The “minimum viable product” is a startup’s way to validate whether an idea has legs before they go all out to build it. Many corporations adopted the name, but only went as far as using it for the first version of their product without applying the philosophy behind it.
The MVP can be used as a starting point for this evolutionary process. What’s the smallest scope that allows you to start the learning process?
For Wizards of the Coast, this meant the smallest game format. For Canada’s payroll system, it could’ve been a single city. For your company, it’s something entirely different.
Breadcrumbs for Future Engineers
Documentation goes a long way to help people understand this evolutionary context and not reinvent the wheel, but when people hear that, the Confluence logo pops up in their mind, and they get an allergic reaction.
Documentation doesn’t mean long, boring writing that people need to summarize with an LLM.
All you need is a Markdown file in a repository.

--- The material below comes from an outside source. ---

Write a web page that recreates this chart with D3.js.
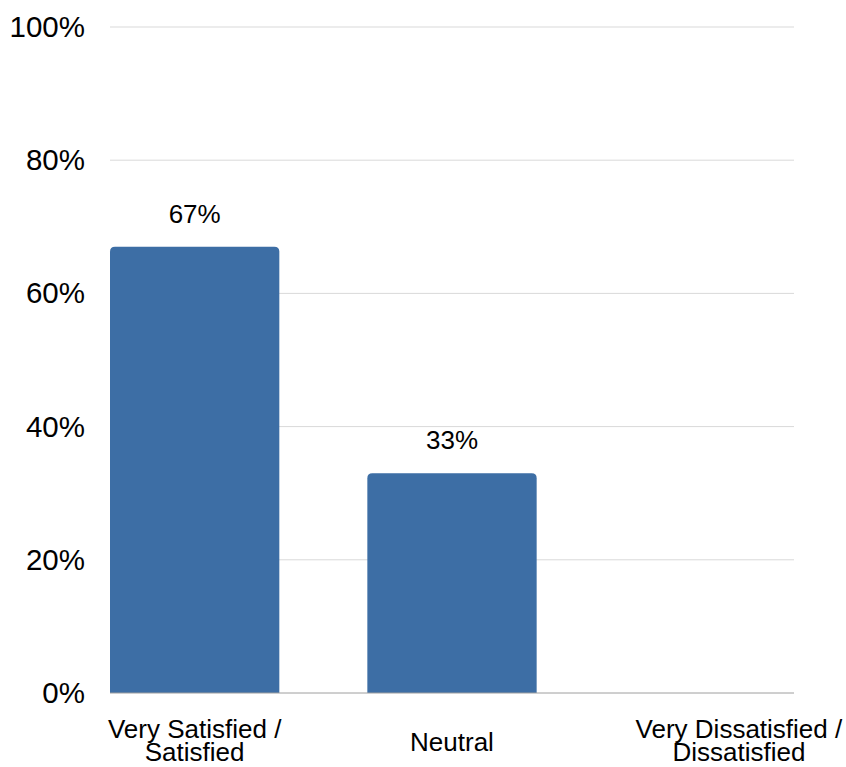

You can write it in the README, that’s good too. Just find a place where you can leave breadcrumbs that people can follow. Don’t enforce a format, don’t create a dogma around it - write things down in an obvious place.
Each doc should answer three questions. Who? When? Why?
That’s all you need.
Imagine that you’re providing the backstory so that when a future colleague of yours stumbles on your work many years later, they can understand what you were on about. Otherwise, they’ll have many of the questions I did when I first started reading about philosophy.